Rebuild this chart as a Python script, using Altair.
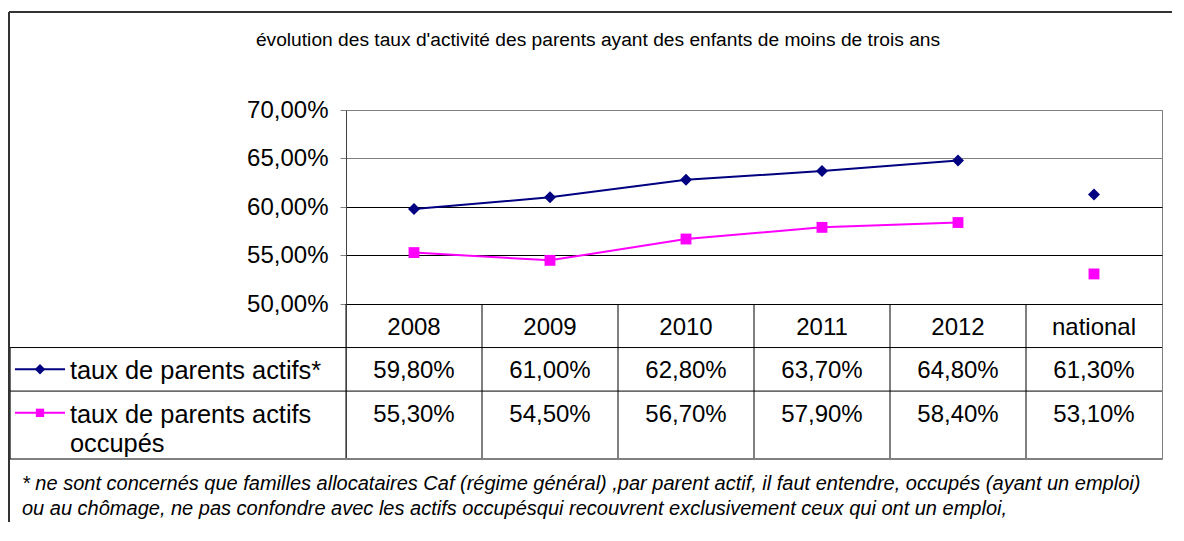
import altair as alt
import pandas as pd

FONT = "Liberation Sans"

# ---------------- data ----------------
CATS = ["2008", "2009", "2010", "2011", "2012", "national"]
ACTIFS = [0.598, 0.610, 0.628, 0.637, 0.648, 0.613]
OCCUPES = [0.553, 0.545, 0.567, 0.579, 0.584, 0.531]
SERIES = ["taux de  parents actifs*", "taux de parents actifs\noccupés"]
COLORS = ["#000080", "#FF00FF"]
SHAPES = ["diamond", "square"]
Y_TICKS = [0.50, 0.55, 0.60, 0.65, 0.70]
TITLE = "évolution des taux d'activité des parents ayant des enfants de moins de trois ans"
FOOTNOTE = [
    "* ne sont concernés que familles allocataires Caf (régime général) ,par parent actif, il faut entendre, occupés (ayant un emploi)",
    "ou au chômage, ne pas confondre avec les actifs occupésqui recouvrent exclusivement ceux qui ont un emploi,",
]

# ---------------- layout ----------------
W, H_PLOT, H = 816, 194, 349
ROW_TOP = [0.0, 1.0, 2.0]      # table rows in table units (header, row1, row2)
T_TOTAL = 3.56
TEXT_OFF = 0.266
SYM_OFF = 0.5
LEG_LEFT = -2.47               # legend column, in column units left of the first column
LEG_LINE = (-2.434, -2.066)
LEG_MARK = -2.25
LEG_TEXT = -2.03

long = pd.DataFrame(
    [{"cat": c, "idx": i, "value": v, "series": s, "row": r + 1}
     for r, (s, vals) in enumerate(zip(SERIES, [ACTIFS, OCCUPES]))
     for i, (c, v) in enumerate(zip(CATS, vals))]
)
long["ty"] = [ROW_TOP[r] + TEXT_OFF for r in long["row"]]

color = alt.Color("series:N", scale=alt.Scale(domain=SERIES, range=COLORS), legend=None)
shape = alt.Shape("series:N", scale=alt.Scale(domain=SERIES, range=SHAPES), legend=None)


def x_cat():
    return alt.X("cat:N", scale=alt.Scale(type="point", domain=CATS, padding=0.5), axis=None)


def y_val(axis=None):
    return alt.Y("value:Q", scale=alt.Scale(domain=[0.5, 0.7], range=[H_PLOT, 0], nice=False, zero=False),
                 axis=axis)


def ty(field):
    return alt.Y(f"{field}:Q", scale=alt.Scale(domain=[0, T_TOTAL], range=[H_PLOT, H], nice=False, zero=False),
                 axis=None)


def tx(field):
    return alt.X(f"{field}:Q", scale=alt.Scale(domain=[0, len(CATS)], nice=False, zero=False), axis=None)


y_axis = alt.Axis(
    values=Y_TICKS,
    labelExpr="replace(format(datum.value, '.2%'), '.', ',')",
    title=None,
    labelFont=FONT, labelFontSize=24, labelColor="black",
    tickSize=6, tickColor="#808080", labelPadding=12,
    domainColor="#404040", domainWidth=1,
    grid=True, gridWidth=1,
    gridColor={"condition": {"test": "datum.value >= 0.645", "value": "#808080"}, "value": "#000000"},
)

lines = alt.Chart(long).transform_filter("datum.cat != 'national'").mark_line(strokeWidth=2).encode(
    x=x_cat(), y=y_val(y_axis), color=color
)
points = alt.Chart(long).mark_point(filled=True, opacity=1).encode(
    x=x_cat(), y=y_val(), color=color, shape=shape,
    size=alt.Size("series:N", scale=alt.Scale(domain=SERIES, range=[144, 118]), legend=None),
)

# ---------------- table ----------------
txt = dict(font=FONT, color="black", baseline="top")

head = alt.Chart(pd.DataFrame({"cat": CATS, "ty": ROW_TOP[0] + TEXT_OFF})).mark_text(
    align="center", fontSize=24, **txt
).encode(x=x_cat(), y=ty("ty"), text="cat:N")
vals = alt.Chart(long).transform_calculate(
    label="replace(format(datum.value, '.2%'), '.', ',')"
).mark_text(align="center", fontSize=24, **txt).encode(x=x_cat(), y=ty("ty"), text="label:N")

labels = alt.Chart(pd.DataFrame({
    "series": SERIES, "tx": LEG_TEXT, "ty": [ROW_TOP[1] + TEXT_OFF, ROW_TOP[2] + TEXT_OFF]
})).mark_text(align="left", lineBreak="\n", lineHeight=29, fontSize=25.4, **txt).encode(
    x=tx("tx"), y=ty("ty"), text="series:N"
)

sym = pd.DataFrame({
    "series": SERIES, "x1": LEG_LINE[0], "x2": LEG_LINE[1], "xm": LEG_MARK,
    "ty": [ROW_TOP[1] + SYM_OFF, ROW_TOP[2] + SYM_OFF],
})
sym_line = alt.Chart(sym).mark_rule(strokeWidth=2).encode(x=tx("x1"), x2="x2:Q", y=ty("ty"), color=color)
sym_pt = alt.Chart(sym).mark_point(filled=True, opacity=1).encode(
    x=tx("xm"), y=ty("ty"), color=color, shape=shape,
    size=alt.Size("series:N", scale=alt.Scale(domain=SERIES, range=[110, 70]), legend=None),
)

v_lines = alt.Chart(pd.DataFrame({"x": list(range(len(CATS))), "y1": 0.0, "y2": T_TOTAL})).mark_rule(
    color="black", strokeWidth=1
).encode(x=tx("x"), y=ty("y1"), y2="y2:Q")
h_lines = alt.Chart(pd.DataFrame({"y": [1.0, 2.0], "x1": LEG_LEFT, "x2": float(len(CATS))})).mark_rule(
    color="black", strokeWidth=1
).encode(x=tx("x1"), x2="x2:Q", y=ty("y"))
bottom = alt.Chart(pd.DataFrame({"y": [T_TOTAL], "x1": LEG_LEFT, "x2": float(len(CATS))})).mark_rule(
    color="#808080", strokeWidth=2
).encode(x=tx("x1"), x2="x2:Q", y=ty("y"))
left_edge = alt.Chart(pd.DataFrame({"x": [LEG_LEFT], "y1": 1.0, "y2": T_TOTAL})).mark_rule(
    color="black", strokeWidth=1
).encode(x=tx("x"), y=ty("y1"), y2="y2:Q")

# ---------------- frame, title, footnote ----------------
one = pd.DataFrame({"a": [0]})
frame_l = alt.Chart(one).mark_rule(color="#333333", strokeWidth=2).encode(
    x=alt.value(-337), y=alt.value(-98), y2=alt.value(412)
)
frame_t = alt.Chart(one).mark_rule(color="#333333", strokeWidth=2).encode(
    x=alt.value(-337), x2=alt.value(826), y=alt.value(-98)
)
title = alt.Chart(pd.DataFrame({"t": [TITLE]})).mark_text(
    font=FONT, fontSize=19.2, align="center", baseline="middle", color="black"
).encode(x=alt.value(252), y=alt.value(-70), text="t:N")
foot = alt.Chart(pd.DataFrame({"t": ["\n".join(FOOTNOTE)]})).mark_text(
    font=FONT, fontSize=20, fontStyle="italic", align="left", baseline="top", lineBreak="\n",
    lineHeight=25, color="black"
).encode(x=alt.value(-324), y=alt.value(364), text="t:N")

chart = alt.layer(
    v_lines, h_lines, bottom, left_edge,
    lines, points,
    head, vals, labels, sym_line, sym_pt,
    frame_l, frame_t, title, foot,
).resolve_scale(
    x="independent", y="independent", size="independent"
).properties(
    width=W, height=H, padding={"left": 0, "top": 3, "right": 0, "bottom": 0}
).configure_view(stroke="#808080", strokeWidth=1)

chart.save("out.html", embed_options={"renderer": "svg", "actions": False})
═══
Write out again exactly the lines from the start of the data above through the line containing "nice=False, zero=False), axis=None)", inclusive, excluding any pictures.

Solved problem >>
Rebuild this chart as a Python script, using Altair.
import altair as alt
import pandas as pd

FONT = "Liberation Sans"

# ---------------- data ----------------
CATS = ["2008", "2009", "2010", "2011", "2012", "national"]
ACTIFS = [0.598, 0.610, 0.628, 0.637, 0.648, 0.613]
OCCUPES = [0.553, 0.545, 0.567, 0.579, 0.584, 0.531]
SERIES = ["taux de  parents actifs*", "taux de parents actifs\noccupés"]
COLORS = ["#000080", "#FF00FF"]
SHAPES = ["diamond", "square"]
Y_TICKS = [0.50, 0.55, 0.60, 0.65, 0.70]
TITLE = "évolution des taux d'activité des parents ayant des enfants de moins de trois ans"
FOOTNOTE = [
    "* ne sont concernés que familles allocataires Caf (régime général) ,par parent actif, il faut entendre, occupés (ayant un emploi)",
    "ou au chômage, ne pas confondre avec les actifs occupésqui recouvrent exclusivement ceux qui ont un emploi,",
]

# ---------------- layout ----------------
W, H_PLOT, H = 816, 194, 349
ROW_TOP = [0.0, 1.0, 2.0]      # table rows in table units (header, row1, row2)
T_TOTAL = 3.56
TEXT_OFF = 0.266
SYM_OFF = 0.5
LEG_LEFT = -2.47               # legend column, in column units left of the first column
LEG_LINE = (-2.434, -2.066)
LEG_MARK = -2.25
LEG_TEXT = -2.03

long = pd.DataFrame(
    [{"cat": c, "idx": i, "value": v, "series": s, "row": r + 1}
     for r, (s, vals) in enumerate(zip(SERIES, [ACTIFS, OCCUPES]))
     for i, (c, v) in enumerate(zip(CATS, vals))]
)
long["ty"] = [ROW_TOP[r] + TEXT_OFF for r in long["row"]]

color = alt.Color("series:N", scale=alt.Scale(domain=SERIES, range=COLORS), legend=None)
shape = alt.Shape("series:N", scale=alt.Scale(domain=SERIES, range=SHAPES), legend=None)


def x_cat():
    return alt.X("cat:N", scale=alt.Scale(type="point", domain=CATS, padding=0.5), axis=None)


def y_val(axis=None):
    return alt.Y("value:Q", scale=alt.Scale(domain=[0.5, 0.7], range=[H_PLOT, 0], nice=False, zero=False),
                 axis=axis)


def ty(field):
    return alt.Y(f"{field}:Q", scale=alt.Scale(domain=[0, T_TOTAL], range=[H_PLOT, H], nice=False, zero=False),
                 axis=None)


def tx(field):
    return alt.X(f"{field}:Q", scale=alt.Scale(domain=[0, len(CATS)], nice=False, zero=False), axis=None)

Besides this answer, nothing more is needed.